According to the Washington Post, Crouch’s wife, Gloria Nixon-Crouch, confirmed his passing but did not provide a cause of death.

However, Crouch had been suffering from an unspecified but serious health condition for several years.

A champion of jazz and an aspiring drummer, Crouch partnered with David Murray to form Black Music Infinity, an avant-garde jazz group in the mid-1970s.

In 1975, he relocated from Los Angeles to New York, where he worked professionally as a drummer while also booking an avant-garde jazz series at the Tin Palace, an East Village nightclub.

However, by his own admission, he lacked the talent to be one of the medium’s greats.

“The problem was that I couldn’t really play. Since I was doing this avant-garde stuff, I didn’t have to be all that good, but I was a real knucklehead,” he told the New Yorker in a 1995 interview.
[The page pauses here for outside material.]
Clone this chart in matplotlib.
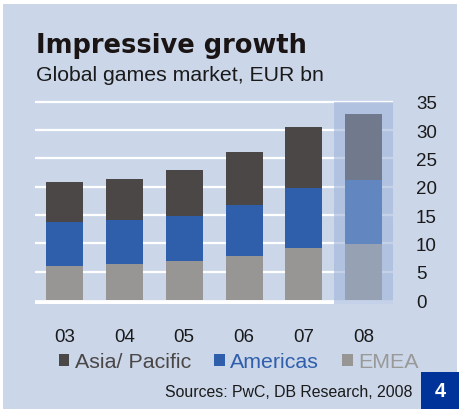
import matplotlib.pyplot as plt
from matplotlib.patches import Rectangle

plt.rcParams['font.family'] = ['Liberation Sans', 'DejaVu Sans']

years = ["03", "04", "05", "06", "07", "08"]
emea = [6.0, 6.35, 6.9, 7.8, 9.1, 9.9]
americas = [7.7, 7.75, 7.9, 9.0, 10.6, 11.3]
asia = [7.1, 7.3, 8.1, 9.3, 10.9, 11.6]
yticks = [0, 5, 10, 15, 20, 25, 30, 35]

W, H = 459, 410
bg = "#cbd7e9"
c_asia = ["#4b4746"] * 5 + ["#717a8c"]
c_amer = ["#2f5fab"] * 5 + ["#6186c0"]
c_emea = ["#989694"] * 5 + ["#96a2b4"]

fig = plt.figure(figsize=(W / 100, H / 100), dpi=100, facecolor="white")
fig.patches.append(Rectangle((3 / W, 0), 454 / W, 405 / H, transform=fig.transFigure,
                             facecolor=bg, edgecolor="none", zorder=-10))

ax = fig.add_axes([35 / W, (H - 305) / H, 358 / W, 204 / H])
ax.set_facecolor("none")
for s in ax.spines.values():
    s.set_visible(False)

x = range(len(years))
ax.set_xlim(-0.495, 5.49)
ax.set_ylim(-0.7, 35.3)

for v in yticks[1:]:
    ax.axhline(v, color="white", lw=1.6, zorder=1)
ax.axhline(-0.35, color="white", lw=3.4, zorder=1)

# highlight for 2008
ax.add_patch(Rectangle((4.5, -0.7), 0.99, 35.65, facecolor="#a2b7db", alpha=0.63,
                       edgecolor="none", zorder=2))

bw = 0.62
b1 = ax.bar(x, emea, bw, color=c_emea, zorder=3, label="EMEA")
bottom2 = [e for e in emea]
b2 = ax.bar(x, americas, bw, bottom=bottom2, color=c_amer, zorder=3, label="Americas")
bottom3 = [e + a for e, a in zip(emea, americas)]
b3 = ax.bar(x, asia, bw, bottom=bottom3, color=c_asia, zorder=3, label="Asia/ Pacific")

ax.set_xticks(list(x))
ax.set_xticklabels(years, fontsize=13.5, color="#1a1a1a")
ax.set_yticks(yticks)
ax.set_yticklabels([str(v) for v in yticks], fontsize=13.5, color="#1a1a1a")
ax.yaxis.tick_right()
ax.tick_params(axis="y", length=0, pad=16.5)
ax.tick_params(axis="x", length=0, pad=17)

leg = ax.legend(handles=[b3, b2, b1], loc="center left",
                bbox_to_anchor=(59 / W, 1 - 363 / H), bbox_transform=fig.transFigure,
                ncol=3, frameon=False, fontsize=15.4, handlelength=0.48, handleheight=0.48,
                handletextpad=0.25, columnspacing=1.1, borderaxespad=0, borderpad=0)
for t, c in zip(leg.get_texts(), ["#4b4746", "#2f5fab", "#999999"]):
    t.set_color(c)

fig.text(36 / W, 1 - 53 / H, "Impressive growth", fontsize=18.5, fontweight="bold",
         family="DejaVu Sans", color="#1a1414", va="baseline", ha="left")
fig.text(36 / W, 1 - 81.5 / H, "Global games market, EUR bn", fontsize=15.3,
         color="#1a1a1a", va="baseline", ha="left")
fig.text(412 / W, 1 - 397 / H, "Sources: PwC, DB Research, 2008", fontsize=11.4,
         color="#1a1a1a", va="baseline", ha="right")

fig.patches.append(Rectangle((421 / W, 0), 38 / W, 37 / H, transform=fig.transFigure,
                             facecolor="#003399", edgecolor="none", zorder=5))
fig.text(440 / W, 1 - 392 / H, "4", fontsize=14.5, fontweight="bold", color="white",
         va="center", ha="center", zorder=6)

fig.savefig("out.png", dpi=100, facecolor=fig.get_facecolor())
Crouch’s views on culture and racial identity helped to propel him into a career as a writer, including at the Village Voice, New Republic, The Daily Beast and the New York Post, among other publications.

In the 1980s, he also became friends with jazz legend Wynton Marsalis, and embraced the traditional form of jazz, rejecting the modernism of electronic fusion and calling for a return to traditions of an earlier era.


Even jazz greats such as Miles Davis did not escape excoriation by his pen with Crouch taking Davis to task over his electric period in the 1970s.

“Gone is the elegant and exigent Afro-American authenticity of the likes of Ellington, at ease in the alley as well as the palace, replaced by a youth culture vulgarity that vandalizes the sweep and substance of Afro-American life,” Crouch wrote in the New Republic in 1990. “The fall of Davis reflects perhaps the essential failure of contemporary Negro culture: its mock-democratic idea that the elite, too, should like it down in the gutter.”

He also played a significant role in creating a space for Jazz in the performing arts world and along with long with Marsalis, Albert Murray, Gordon Davis, and Alina Bloomgarden, served on a committee that helped to found Lincoln Center’s summer jazz programs and eventually Jazz At Lincoln Center itself.

Crouch also published multiple collections of poetry and a novel “Don’t the Moon Look Lonesome,” which was met with mixed reviews.

According to the Washington Post, Crouch is survived by his second wife, sculptor Gloria Nixon-Crouch; a daughter from his first marriage; and a granddaughter.